***** SOURCE DATA

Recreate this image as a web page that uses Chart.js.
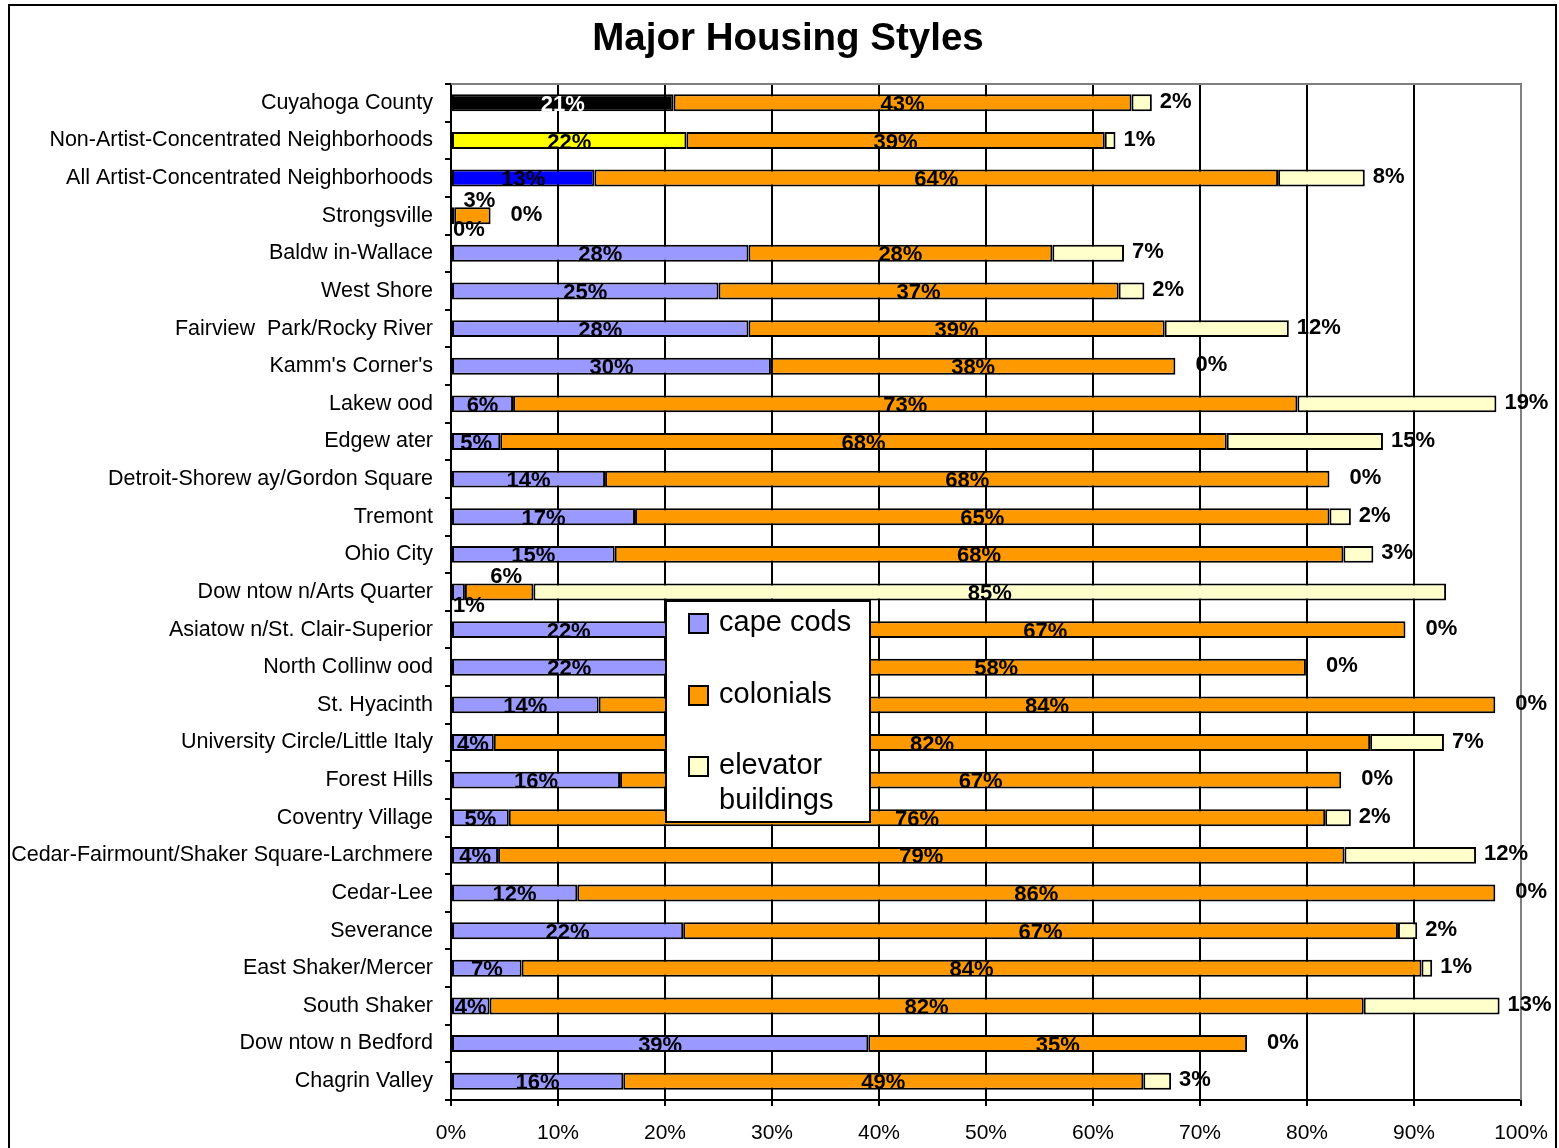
<!DOCTYPE html>
<html>
<head>
<meta charset="utf-8">
<title>Major Housing Styles</title>
<script src="https://cdn.jsdelivr.net/npm/chart.js@4.4.0/dist/chart.umd.min.js"></script>
<style>
  body { margin: 0; background: #fff; }
  canvas { display: block; }
</style>
</head>
<body>
<canvas id="housingChart" width="1559" height="1148"></canvas>
<script>
var categories = [
  'Cuyahoga County', 'Non-Artist-Concentrated Neighborhoods', 'All Artist-Concentrated Neighborhoods',
  'Strongsville', 'Baldw in-Wallace', 'West Shore', 'Fairview  Park/Rocky River', "Kamm's Corner's",
  'Lakew ood', 'Edgew ater', 'Detroit-Shorew ay/Gordon Square', 'Tremont', 'Ohio City',
  'Dow ntow n/Arts Quarter', 'Asiatow n/St. Clair-Superior', 'North Collinw ood', 'St. Hyacinth',
  'University Circle/Little Italy', 'Forest Hills', 'Coventry Village',
  'Cedar-Fairmount/Shaker Square-Larchmere', 'Cedar-Lee', 'Severance', 'East Shaker/Mercer',
  'South Shaker', 'Dow ntow n Bedford', 'Chagrin Valley'
];
var capeCods  = [20.8, 22.0, 13.4, 0.3, 27.8, 25.0, 27.8, 29.9, 5.8, 4.6, 14.4, 17.2, 15.3, 1.3,
                 21.9, 22.0, 13.8, 4.0, 15.8, 5.4, 4.4, 11.8, 21.7, 6.6, 3.6, 39.0, 16.1];
var colonials = [42.8, 39.1, 63.9, 3.4, 28.4, 37.4, 38.9, 37.8, 73.3, 67.9, 67.7, 64.9, 68.1, 6.4,
                 67.3, 57.9, 83.8, 81.9, 67.4, 76.3, 79.1, 85.8, 66.8, 84.1, 81.7, 35.4, 48.6];
var elevator  = [1.9, 1.0, 8.1, 0, 6.7, 2.4, 11.6, 0, 18.6, 14.6, 0, 2.0, 2.8, 85.3,
                 0, 0, 0, 6.9, 0, 2.4, 12.3, 0, 1.8, 1.0, 12.7, 0, 2.6];
var xTicks = [0, 10, 20, 30, 40, 50, 60, 70, 80, 90, 100];

// the three summary rows get their own colour for cape cods
var highlightColors = ['#000000', '#FFFF00', '#0000FF'];
var capeColors = categories.map(function(c, i) {
  return i < highlightColors.length ? highlightColors[i] : '#9999FF';
});

var FONT = '"Liberation Sans", Arial, sans-serif';

var barLabels = {
  id: 'barLabels',
  afterDatasetsDraw: function(chart) {
    var ctx = chart.ctx;
    ctx.save();
    ctx.font = 'bold 22px ' + FONT;
    ctx.textBaseline = 'middle';
    chart.data.datasets.forEach(function(ds, di) {
      var meta = chart.getDatasetMeta(di);
      meta.data.forEach(function(bar, i) {
        var v = ds.data[i];
        var p = bar.getProps(['x', 'y', 'base'], true);
        var bg = Array.isArray(ds.backgroundColor) ? ds.backgroundColor[i] : ds.backgroundColor;
        var x, y = p.y + 2, align = 'center';
        if (di === 2 && v < 50) {
          x = p.x + (v === 0 ? 20 : 8); y = p.y - 1; align = 'left';
        } else if (di === 0 && v < 2) {
          x = p.base + 1; y = p.y + 14; align = 'left';
        } else if (di === 1 && v < 10) {
          x = (p.x + p.base) / 2 + 7; y = p.y - 15;
        } else {
          x = (p.x + p.base) / 2;
        }
        ctx.fillStyle = bg === '#000000' ? '#ffffff' : '#000000';
        ctx.textAlign = align;
        ctx.fillText(Math.round(v) + '%', x, y);
      });
    });
    ctx.restore();
  }
};

var plotFrame = {
  id: 'plotFrame',
  beforeDatasetsDraw: function(chart) {
    var a = chart.chartArea, ctx = chart.ctx;
    ctx.save();
    ctx.strokeStyle = '#808080';
    ctx.lineWidth = 2;
    ctx.beginPath();
    ctx.moveTo(a.left, a.top);
    ctx.lineTo(a.right, a.top);
    ctx.lineTo(a.right, a.bottom);
    ctx.stroke();
    ctx.restore();
  },
  afterDraw: function(chart) {
    var ctx = chart.ctx;
    ctx.save();
    // outer chart border
    ctx.strokeStyle = '#000';
    ctx.lineWidth = 2;
    ctx.strokeRect(9, 5, 1547, 1200);

    // title
    ctx.fillStyle = '#000';
    ctx.font = 'bold 38.5px ' + FONT;
    ctx.textAlign = 'center';
    ctx.textBaseline = 'middle';
    ctx.fillText('Major Housing Styles', 788, 39);

    // legend box
    var lx = 666, ly = 601, lw = 204, lh = 221;
    ctx.fillStyle = '#fff';
    ctx.fillRect(lx, ly, lw, lh);
    ctx.lineWidth = 2;
    ctx.strokeRect(lx, ly, lw, lh);
    ctx.font = '29px ' + FONT;
    ctx.textBaseline = 'middle';
    ctx.textAlign = 'left';
    var rowY = [623, 695, 766];
    chart.data.datasets.forEach(function(ds, di) {
      var y = rowY[di];
      ctx.fillStyle = ds.legendColor;
      ctx.fillRect(689, y - 9, 19, 19);
      ctx.strokeStyle = '#000';
      ctx.lineWidth = 2;
      ctx.strokeRect(689, y - 9, 19, 19);
      // wrap long labels
      var words = ds.label.split(' '), line = '', lines = [];
      words.forEach(function(w) {
        var test = line ? line + ' ' + w : w;
        if (line && ctx.measureText(test).width > 140) { lines.push(line); line = w; }
        else line = test;
      });
      lines.push(line);
      ctx.fillStyle = '#000';
      lines.forEach(function(t, k) { ctx.fillText(t, 719, y + k * 35); });
    });
    ctx.restore();
  }
};

new Chart(document.getElementById('housingChart'), {
  type: 'bar',
  data: {
    labels: categories,
    datasets: [
      { label: 'cape cods', data: capeCods, backgroundColor: capeColors, legendColor: '#9999FF' },
      { label: 'colonials', data: colonials, backgroundColor: '#FF9900', legendColor: '#FF9900' },
      { label: 'elevator buildings', data: elevator, backgroundColor: '#FFFFCC', legendColor: '#FFFFCC' }
    ]
  },
  options: {
    indexAxis: 'y',
    responsive: false,
    animation: false,
    devicePixelRatio: 1,
    layout: { padding: { left: 0, right: 38, top: 84, bottom: 0 } },
    datasets: {
      bar: {
        borderColor: '#000',
        borderWidth: 2,
        borderSkipped: false,
        categoryPercentage: 1,
        barPercentage: 0.45
      }
    },
    scales: {
      x: {
        stacked: true,
        min: 0,
        max: 100,
        afterFit: function(s) { s.height = 48; s.paddingLeft = 0; s.paddingRight = 0; },
        afterBuildTicks: function(s) { s.ticks = xTicks.map(function(v) { return { value: v }; }); },
        ticks: {
          color: '#000',
          padding: 15,
          font: { family: FONT, size: 21 },
          callback: function(v) { return v + '%'; }
        },
        grid: {
          color: function(c) { return c.tick && c.tick.value === 100 ? 'rgba(0,0,0,0)' : '#000'; },
          tickColor: '#000',
          lineWidth: 2,
          tickLength: 6
        },
        border: { color: '#000', width: 2 }
      },
      y: {
        stacked: true,
        afterFit: function(s) { s.width = 451; },
        ticks: {
          color: '#000',
          padding: 12,
          autoSkip: false,
          font: { family: FONT, size: 21.5 }
        },
        grid: {
          drawOnChartArea: false,
          color: '#000',
          lineWidth: 2,
          tickLength: 6
        },
        border: { color: '#000', width: 2 }
      }
    },
    plugins: {
      legend: { display: false },
      tooltip: { enabled: false },
      title: { display: false }
    }
  },
  plugins: [plotFrame, barLabels]
});
</script>
</body>
</html>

**********

_EXERCISE DIRECTIONS:_ Would you set down the listing exactly, omitting pictures?

_REPLY TO THE EXERCISE:_
Recreate this image as a web page that uses Chart.js.
<!DOCTYPE html>
<html>
<head>
<meta charset="utf-8">
<title>Major Housing Styles</title>
<script src="https://cdn.jsdelivr.net/npm/chart.js@4.4.0/dist/chart.umd.min.js"></script>
<style>
  body { margin: 0; background: #fff; }
  canvas { display: block; }
</style>
</head>
<body>
<canvas id="housingChart" width="1559" height="1148"></canvas>
<script>
var categories = [
  'Cuyahoga County', 'Non-Artist-Concentrated Neighborhoods', 'All Artist-Concentrated Neighborhoods',
  'Strongsville', 'Baldw in-Wallace', 'West Shore', 'Fairview  Park/Rocky River', "Kamm's Corner's",
  'Lakew ood', 'Edgew ater', 'Detroit-Shorew ay/Gordon Square', 'Tremont', 'Ohio City',
  'Dow ntow n/Arts Quarter', 'Asiatow n/St. Clair-Superior', 'North Collinw ood', 'St. Hyacinth',
  'University Circle/Little Italy', 'Forest Hills', 'Coventry Village',
  'Cedar-Fairmount/Shaker Square-Larchmere', 'Cedar-Lee', 'Severance', 'East Shaker/Mercer',
  'South Shaker', 'Dow ntow n Bedford', 'Chagrin Valley'
];
var capeCods  = [20.8, 22.0, 13.4, 0.3, 27.8, 25.0, 27.8, 29.9, 5.8, 4.6, 14.4, 17.2, 15.3, 1.3,
                 21.9, 22.0, 13.8, 4.0, 15.8, 5.4, 4.4, 11.8, 21.7, 6.6, 3.6, 39.0, 16.1];
var colonials = [42.8, 39.1, 63.9, 3.4, 28.4, 37.4, 38.9, 37.8, 73.3, 67.9, 67.7, 64.9, 68.1, 6.4,
                 67.3, 57.9, 83.8, 81.9, 67.4, 76.3, 79.1, 85.8, 66.8, 84.1, 81.7, 35.4, 48.6];
var elevator  = [1.9, 1.0, 8.1, 0, 6.7, 2.4, 11.6, 0, 18.6, 14.6, 0, 2.0, 2.8, 85.3,
                 0, 0, 0, 6.9, 0, 2.4, 12.3, 0, 1.8, 1.0, 12.7, 0, 2.6];
var xTicks = [0, 10, 20, 30, 40, 50, 60, 70, 80, 90, 100];

// the three summary rows get their own colour for cape cods
var highlightColors = ['#000000', '#FFFF00', '#0000FF'];
var capeColors = categories.map(function(c, i) {
  return i < highlightColors.length ? highlightColors[i] : '#9999FF';
});

var FONT = '"Liberation Sans", Arial, sans-serif';

var barLabels = {
  id: 'barLabels',
  afterDatasetsDraw: function(chart) {
    var ctx = chart.ctx;
    ctx.save();
    ctx.font = 'bold 22px ' + FONT;
    ctx.textBaseline = 'middle';
    chart.data.datasets.forEach(function(ds, di) {
      var meta = chart.getDatasetMeta(di);
      meta.data.forEach(function(bar, i) {
        var v = ds.data[i];
        var p = bar.getProps(['x', 'y', 'base'], true);
        var bg = Array.isArray(ds.backgroundColor) ? ds.backgroundColor[i] : ds.backgroundColor;
        var x, y = p.y + 2, align = 'center';
        if (di === 2 && v < 50) {
          x = p.x + (v === 0 ? 20 : 8); y = p.y - 1; align = 'left';
        } else if (di === 0 && v < 2) {
          x = p.base + 1; y = p.y + 14; align = 'left';
        } else if (di === 1 && v < 10) {
          x = (p.x + p.base) / 2 + 7; y = p.y - 15;
        } else {
          x = (p.x + p.base) / 2;
        }
        ctx.fillStyle = bg === '#000000' ? '#ffffff' : '#000000';
        ctx.textAlign = align;
        ctx.fillText(Math.round(v) + '%', x, y);
      });
    });
    ctx.restore();
  }
};

var plotFrame = {
  id: 'plotFrame',
  beforeDatasetsDraw: function(chart) {
    var a = chart.chartArea, ctx = chart.ctx;
    ctx.save();
    ctx.strokeStyle = '#808080';
    ctx.lineWidth = 2;
    ctx.beginPath();
    ctx.moveTo(a.left, a.top);
    ctx.lineTo(a.right, a.top);
    ctx.lineTo(a.right, a.bottom);
    ctx.stroke();
    ctx.restore();
  },
  afterDraw: function(chart) {
    var ctx = chart.ctx;
    ctx.save();
    // outer chart border
    ctx.strokeStyle = '#000';
    ctx.lineWidth = 2;
    ctx.strokeRect(9, 5, 1547, 1200);

    // title
    ctx.fillStyle = '#000';
    ctx.font = 'bold 38.5px ' + FONT;
    ctx.textAlign = 'center';
    ctx.textBaseline = 'middle';
    ctx.fillText('Major Housing Styles', 788, 39);

    // legend box
    var lx = 666, ly = 601, lw = 204, lh = 221;
    ctx.fillStyle = '#fff';
    ctx.fillRect(lx, ly, lw, lh);
    ctx.lineWidth = 2;
    ctx.strokeRect(lx, ly, lw, lh);
    ctx.font = '29px ' + FONT;
    ctx.textBaseline = 'middle';
    ctx.textAlign = 'left';
    var rowY = [623, 695, 766];
    chart.data.datasets.forEach(function(ds, di) {
      var y = rowY[di];
      ctx.fillStyle = ds.legendColor;
      ctx.fillRect(689, y - 9, 19, 19);
      ctx.strokeStyle = '#000';
      ctx.lineWidth = 2;
      ctx.strokeRect(689, y - 9, 19, 19);
      // wrap long labels
      var words = ds.label.split(' '), line = '', lines = [];
      words.forEach(function(w) {
        var test = line ? line + ' ' + w : w;
        if (line && ctx.measureText(test).width > 140) { lines.push(line); line = w; }
        else line = test;
      });
      lines.push(line);
      ctx.fillStyle = '#000';
      lines.forEach(function(t, k) { ctx.fillText(t, 719, y + k * 35); });
    });
    ctx.restore();
  }
};

new Chart(document.getElementById('housingChart'), {
  type: 'bar',
  data: {
    labels: categories,
    datasets: [
      { label: 'cape cods', data: capeCods, backgroundColor: capeColors, legendColor: '#9999FF' },
      { label: 'colonials', data: colonials, backgroundColor: '#FF9900', legendColor: '#FF9900' },
      { label: 'elevator buildings', data: elevator, backgroundColor: '#FFFFCC', legendColor: '#FFFFCC' }
    ]
  },
  options: {
    indexAxis: 'y',
    responsive: false,
    animation: false,
    devicePixelRatio: 1,
    layout: { padding: { left: 0, right: 38, top: 84, bottom: 0 } },
    datasets: {
      bar: {
        borderColor: '#000',
        borderWidth: 2,
        borderSkipped: false,
        categoryPercentage: 1,
        barPercentage: 0.45
      }
    },
    scales: {
      x: {
        stacked: true,
        min: 0,
        max: 100,
        afterFit: function(s) { s.height = 48; s.paddingLeft = 0; s.paddingRight = 0; },
        afterBuildTicks: function(s) { s.ticks = xTicks.map(function(v) { return { value: v }; }); },
        ticks: {
          color: '#000',
          padding: 15,
          font: { family: FONT, size: 21 },
          callback: function(v) { return v + '%'; }
        },
        grid: {
          color: function(c) { return c.tick && c.tick.value === 100 ? 'rgba(0,0,0,0)' : '#000'; },
          tickColor: '#000',
          lineWidth: 2,
          tickLength: 6
        },
        border: { color: '#000', width: 2 }
      },
      y: {
        stacked: true,
        afterFit: function(s) { s.width = 451; },
        ticks: {
          color: '#000',
          padding: 12,
          autoSkip: false,
          font: { family: FONT, size: 21.5 }
        },
        grid: {
          drawOnChartArea: false,
          color: '#000',
          lineWidth: 2,
          tickLength: 6
        },
        border: { color: '#000', width: 2 }
      }
    },
    plugins: {
      legend: { display: false },
      tooltip: { enabled: false },
      title: { display: false }
    }
  },
  plugins: [plotFrame, barLabels]
});
</script>
</body>
</html>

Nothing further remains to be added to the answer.